You should choose your scaffolds based on where they originated. You want scaffolds that originated on various sides of your main leader with the lowest limb being located on the windward side. Permanent scaffold limbs should never be more than 300cm together at their base because they will develop side branches and you don’t want them to run into one another. Preserve the side branches with wide angles and thin out those that are crowding the trunk. There are usually for permanent scaffold limbs that you will get out of your main trunk but there could be up to 8 depending on how tall your tree is.
Strong, wide-angle crotches
The limbs you choose for scaffolds need to form a strong, wide-angle crotch between 60° and 90°. If you only have narrow-angled crotches on a younger apple tree, remove all of them so that new limbs will develop. This will cause some delay short-term but long-term it will save you a lot of trouble trying to shape and train your tree down the road.
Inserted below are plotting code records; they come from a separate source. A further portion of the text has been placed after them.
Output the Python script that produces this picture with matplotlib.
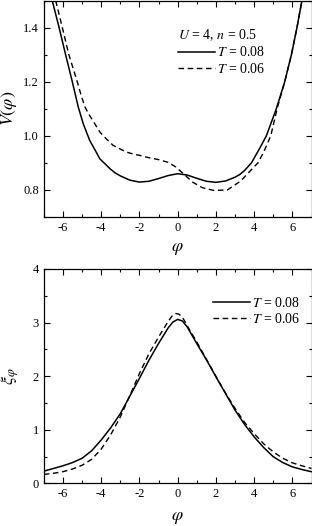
import matplotlib
matplotlib.use("Agg")
import matplotlib.pyplot as plt
from matplotlib.ticker import MultipleLocator

# --- data ---
# V(phi), T = 0.08
v_phi_08 = [-6.56, -6.2, -5.86, -5.51, -5.2, -4.94, -4.6, -4.3, -4.07, -3.75, -3.5, -3.25,
            -3.0, -2.5, -2.0, -1.5, -1.0, -0.5, 0.0, 0.5, 1.0, 1.5, 2.0, 2.5, 3.0, 3.25,
            3.5, 3.86, 4.3, 4.64, 5.16, 5.6, 5.95, 6.24, 6.5]
v_val_08 = [1.5, 1.4, 1.3, 1.2, 1.107, 1.045, 0.983, 0.945, 0.915, 0.893, 0.876, 0.862,
            0.852, 0.836, 0.829, 0.832, 0.842, 0.853, 0.86, 0.855, 0.843, 0.832, 0.828,
            0.833, 0.847, 0.857, 0.872, 0.9, 0.955, 1.0, 1.1, 1.2, 1.3, 1.4, 1.5]
# V(phi), T = 0.06
v_phi_06 = [-6.38, -6.03, -5.69, -5.25, -5.05, -4.85, -4.65, -4.45, -4.07, -3.75, -3.38,
            -3.0, -2.68, -2.3, -2.0, -1.63, -1.0, -0.5, -0.1, 0.3, 0.8, 1.3, 1.9, 2.6,
            3.3, 3.9, 4.2, 4.5, 4.87, 5.2, 5.6, 5.95, 6.24, 6.5]
v_val_06 = [1.5, 1.4, 1.3, 1.2, 1.15, 1.107, 1.08, 1.058, 1.014, 0.99, 0.965, 0.951,
            0.94, 0.932, 0.928, 0.921, 0.912, 0.902, 0.885, 0.86, 0.828, 0.808, 0.798,
            0.800, 0.833, 0.878, 0.9, 0.94, 1.0, 1.1, 1.2, 1.3, 1.4, 1.5]

# xi_phi
xi_phi_08 = [-7, -6.5, -6, -5.5, -5, -4.5, -4, -3.5, -3, -2.5, -2, -1.5, -1, -0.5, -0.25,
             0, 0.25, 0.5, 1, 1.5, 2, 2.5, 3, 3.5, 4, 4.5, 5, 5.5, 6, 6.5, 7]
xi_val_08 = [0.23, 0.28, 0.33, 0.39, 0.47, 0.61, 0.81, 1.04, 1.30, 1.63, 1.96, 2.30, 2.61,
             2.90, 3.01, 3.06, 3.03, 2.92, 2.61, 2.31, 1.99, 1.68, 1.37, 1.10, 0.87, 0.67,
             0.50, 0.39, 0.31, 0.26, 0.22]
xi_phi_06 = [-7, -6.5, -6, -5.5, -5, -4.5, -4, -3.5, -3, -2.5, -2, -1.5, -1, -0.5, -0.3,
             -0.1, 0.05, 0.2, 0.35, 0.5, 1, 1.5, 2, 2.5, 3, 3.5, 4, 4.5, 5, 5.5, 6, 6.5, 7]
xi_val_06 = [0.17, 0.19, 0.22, 0.27, 0.34, 0.45, 0.64, 0.91, 1.24, 1.64, 2.05, 2.42, 2.73,
             3.02, 3.12, 3.17, 3.16, 3.12, 3.04, 2.94, 2.64, 2.32, 2.0, 1.69, 1.40, 1.14,
             0.93, 0.74, 0.59, 0.47, 0.385, 0.33, 0.28]

plt.rcParams["font.family"] = ["Liberation Serif", "DejaVu Serif"]
plt.rcParams["mathtext.fontset"] = "stix"
plt.rcParams["axes.unicode_minus"] = False
plt.rcParams["axes.linewidth"] = 0.9

fig = plt.figure(figsize=(3.12, 5.26), dpi=100)
ax1 = fig.add_axes([0.1404, 0.5875, 0.858, 0.4115])
ax2 = fig.add_axes([0.1404, 0.0808, 0.858, 0.4078])

dash = (0, (4, 2.6))

ax1.plot(v_phi_08, v_val_08, color="black", lw=1.1, label=r"$T$ = 0.08")
ax1.plot(v_phi_06, v_val_06, color="black", lw=1.0, ls=dash, label=r"$T$ = 0.06")
ax1.set_xlim(-7, 7)
ax1.set_ylim(0.7, 1.5)
ax1.yaxis.set_major_locator(MultipleLocator(0.2))
ax1.yaxis.set_minor_locator(MultipleLocator(0.1))
ax1.set_ylabel(r"$V(\varphi)$", fontsize=13)
ax1.yaxis.set_label_coords(-0.092, 0.5)
ax1.set_xlabel(r"$\varphi$", fontsize=13)
ax1.xaxis.set_label_coords(0.5, -0.105)
ax1.legend(title=r"$U$ = 4, $n$ = 0.5", frameon=False, loc="upper left",
           bbox_to_anchor=(0.48, 0.9), fontsize=10, title_fontsize=10,
           handlelength=2.7, handletextpad=0.1, labelspacing=0.15,
           alignment="left", borderaxespad=0.0)

ax2.plot(xi_phi_08, xi_val_08, color="black", lw=1.1, label=r"$T$ = 0.08")
ax2.plot(xi_phi_06, xi_val_06, color="black", lw=1.0, ls=dash, label=r"$T$ = 0.06")
ax2.set_xlim(-7, 7)
ax2.set_ylim(0, 4)
ax2.yaxis.set_major_locator(MultipleLocator(1))
ax2.yaxis.set_minor_locator(MultipleLocator(0.5))
ax2.set_ylabel(r"$\xi_{\varphi}$", fontsize=13)
ax2.yaxis.set_label_coords(-0.085, 0.5)
ax2.set_xlabel(r"$\varphi$", fontsize=13)
ax2.xaxis.set_label_coords(0.5, -0.12)
ax2.legend(frameon=False, loc="upper left", bbox_to_anchor=(0.61, 0.9), fontsize=10,
           handlelength=2.7, handletextpad=0.1, labelspacing=0.15, borderaxespad=0.0)

for ax in (ax1, ax2):
    ax.xaxis.set_major_locator(MultipleLocator(2))
    ax.xaxis.set_minor_locator(MultipleLocator(1))
    ax.tick_params(which="both", direction="in", top=True, right=True, labelsize=9)
    ax.tick_params(which="major", length=4.5, width=0.8)
    ax.tick_params(which="minor", length=2.5, width=0.8)

fig.savefig("out.png", dpi=100)
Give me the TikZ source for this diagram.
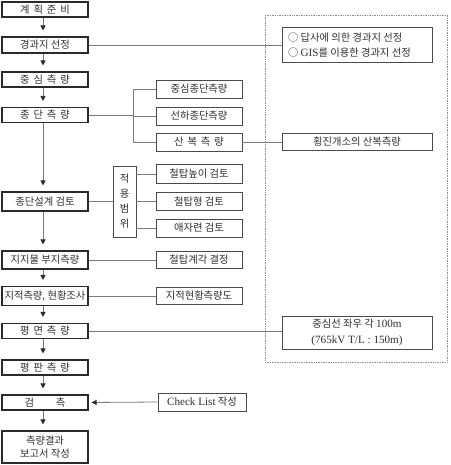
\documentclass[tikz,border=0pt]{standalone}
\usepackage{fontspec}
\setmainfont{Noto Sans CJK KR}
\newfontfamily\lat[Scale=1.08]{Liberation Serif}
\usetikzlibrary{arrows.meta}
\definecolor{txt}{HTML}{2E2E2E}
\definecolor{edgec}{HTML}{2A2A2A}
\definecolor{connc}{HTML}{7A7A7A}
\definecolor{dotc}{HTML}{8C8C8C}
\begin{document}
\begin{tikzpicture}[x=1pt,y=-1pt,
 every node/.style={font=\fontsize{10.3}{12}\selectfont, text=txt, inner sep=0pt},
 lbox/.style={draw=edgec, line width=1.1pt, minimum width=86pt, align=center},
 rbox/.style={draw=edgec!85, line width=0.8pt, minimum width=86pt, align=center},
 wbox/.style={draw=edgec!85, line width=0.8pt, minimum width=150pt, align=center},
 conn/.style={draw=connc, line width=0.8pt},
 flow/.style={conn, -{Triangle[width=5pt,length=5pt,fill=edgec,color=edgec]}, shorten >=6pt},
]
\useasboundingbox (0,0) rectangle (450,465);
% dotted frame
\draw[dotc, densely dotted, line width=0.7pt] (265,15) rectangle (447,362);

% left column
\node[lbox, minimum height=15pt] (n1) at (45,9.5) {계\hspace{4pt}획\hspace{4pt}준\hspace{4pt}비};
\node[lbox, minimum height=16pt] (n2) at (45,45) {경과지 선정};
\node[lbox, minimum height=15pt] (n3) at (45,79.5) {중\hspace{4pt}심\hspace{4pt}측\hspace{4pt}량};
\node[lbox, minimum height=15pt] (n4) at (45,115) {종\hspace{4pt}단\hspace{4pt}측\hspace{4pt}량};
\node[lbox, minimum height=19pt] (n5) at (45,201.5) {종단설계 검토};
\node[lbox, minimum height=18pt] (n6) at (45,260) {지지물 부지측량};
\node[lbox, minimum height=19pt] (n7) at (45,296) {지적측량{\lat,} 현황조사};
\node[lbox, minimum height=15pt] (n8) at (45,331) {평\hspace{4pt}면\hspace{4pt}측\hspace{4pt}량};
\node[lbox, minimum height=15pt] (n9) at (45,367.5) {평\hspace{4pt}판\hspace{4pt}측\hspace{4pt}량};
\node[lbox, minimum height=15pt] (n10) at (45,402.5) {검\hspace{22pt}측};
\node[lbox, minimum height=32pt, font=\fontsize{10.3}{13.5}\selectfont] (n11) at (45,447) {측량결과\\보고서 작성};

% middle column
\node[rbox, minimum height=18pt] (r1) at (199,89) {중심종단측량};
\node[rbox, minimum height=18pt] (r2) at (199,116) {선하종단측량};
\node[rbox, minimum height=18pt] (r3) at (199,142) {산\hspace{4pt}복\hspace{4pt}측\hspace{4pt}량};
\node[rbox, minimum width=23pt, minimum height=71pt, font=\fontsize{10.3}{15}\selectfont] (sc) at (124.5,201.5) {적\\용\\범\\위};
\node[rbox, minimum height=19pt] (r4) at (199,174) {철탑높이 검토};
\node[rbox, minimum height=18pt] (r5) at (199,201.5) {철탑형 검토};
\node[rbox, minimum height=18pt] (r6) at (199,228) {애자련 검토};
\node[rbox, minimum height=17pt] (r7) at (199,260) {철탑계각 결정};
\node[rbox, minimum height=17pt] (r8) at (199,296) {지적현황측량도};
\node[rbox, minimum width=88pt, minimum height=18pt] (ck) at (202,402) {{\lat Check List} 작성};

% right column
\node[wbox, minimum height=35pt] (g1) at (357,45) {\parbox{138pt}{\raggedright\fontsize{10.3}{15.5}\selectfont ○ 답사에 의한 경과지 선정\\○ {\lat GIS}를 이용한 경과지 선정}};
\node[wbox, minimum height=17pt] (g2) at (357,142) {횡진개소의 산복측량};
\node[wbox, minimum height=33pt, font=\fontsize{10.3}{15.5}\selectfont] (g3) at (357,332.5) {중심선 좌우 각 {\lat 100m}\\{\lat (765kV T/L : 150m)}};

% vertical flow arrows
\foreach \a/\b in {n1/n2,n2/n3,n3/n4,n4/n5,n5/n6,n6/n7,n7/n8,n8/n9,n9/n10,n10/n11}
  \draw[flow] ([xshift=-2pt]\a.south) -- ([xshift=-2pt]\b.north);

% side connectors
\coordinate (br) at (133,0);
\draw[conn] (n2.east) -- (g1.west);
\draw[conn] (n4.east) -- (n4.east -| br);
\draw[conn] (r1.west) -- (r1.west -| br) -- (r3.west -| br) -- (r3.west);
\draw[conn] (r2.west -| br) -- (r2.west);
\draw[conn] (r3.east) -- (g2.west);
\draw[conn] (n5.east) -- (sc.west);
\draw[conn] (sc.east |- r4.west) -- (r4.west);
\draw[conn] (sc.east |- r5.west) -- (r5.west);
\draw[conn] (sc.east |- r6.west) -- (r6.west);
\draw[conn] (n6.east) -- (r7.west);
\draw[conn] (n7.east) -- (r8.west);
\draw[conn] (n8.east) -- (n8.east -| g3.west);
\draw[flow, shorten >=3pt] (ck.west) -- (n10.east);
\end{tikzpicture}
\end{document}
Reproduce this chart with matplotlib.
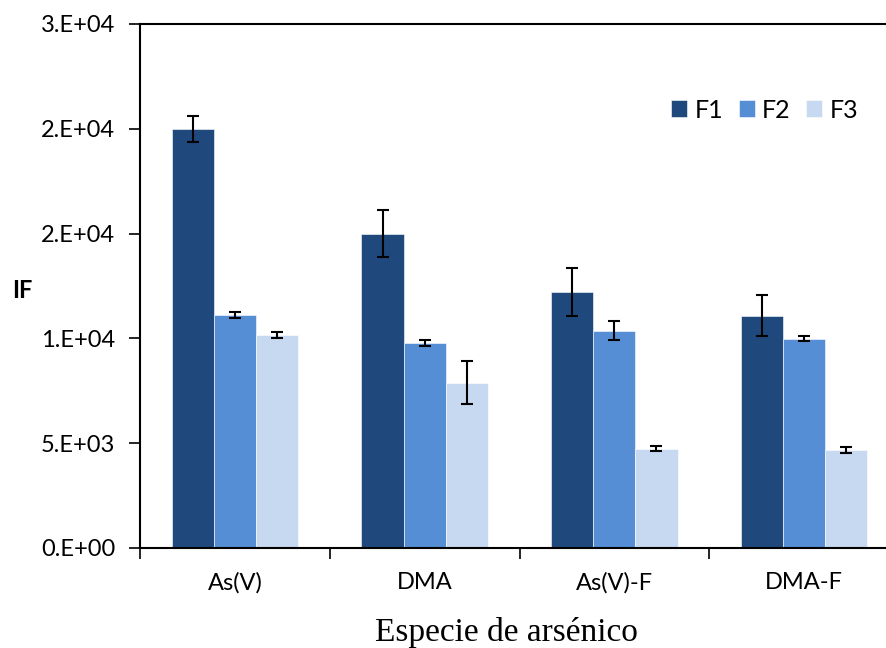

Crowding & crossing branches
You should not remove branches on younger trees unless they are interfering and rubbing against other branches which can cause disease if left. So, if there are other branches which are rubbing against the permanent branches they can be removed. This will do well to help with air circulation as well as better growth. opening up your tree by removing the weaker, crowding branches will also help you control diseases and insects. Crowded branches should be removed especially if they are growing down rather than upward. If they are already growing down the weight of subsequent fruit will pull them down even more.
Thin wood pruning
It is economical to prune thin wood so that you can get higher production of apples which are of a higher quality. Then thin wood is located on the outer reaches of your tree and toward the centre of your tree. You will need a ladder to reach all of the thin wood and remove it properly.
|3 to 5 years old||Younger trees should be trained but pruning should be limited to simply removing any crowding branches and helping the permanent scaffolds.|
|6 to 10 years old||Trees at this age will grow very quickly and by now the scaffold and shape should already be established. These limbs will grow up rather than out so you can bend them down with pruning. If you prune too much at this age it will delay the fruiting of your tree.|
|10 years or older||Trees which fall into this age group are in the prime of their fruiting. Their limbs will start to bend because of the weight of the apples and you should generally remove any thin wood, broken branches, or crowded branches. You need to also maintain a proper size and shape without accidentally stimulating additional growth. Never remove all branches from the top of your tree such that the center is left exposed. Trees that fall under this age group should be pruned as much as possible on the outside and the inside. Limbs that are touching the ground or have no fruit need to be removed. Limbs that are crowding should be removed as well.|
The equipment that you need for pruning your trees should consist of at least two hand tools like a pruning saw and a good pair of loppers. In younger trees, you might just be able to use secateurs. It is important to have a thin ladder so that you can reach the wood on older trees, we recommend using tripod ladders as they allow you to get close to the tree and are also great for fruit picking.
There are of course other ways to make most of the content you have chopped away. The larger limbs that are at least 60cm can be split with an axe and then stored later for firewood. Smaller wood can be shredded and again used as mulch to suppress weeds or as kindling.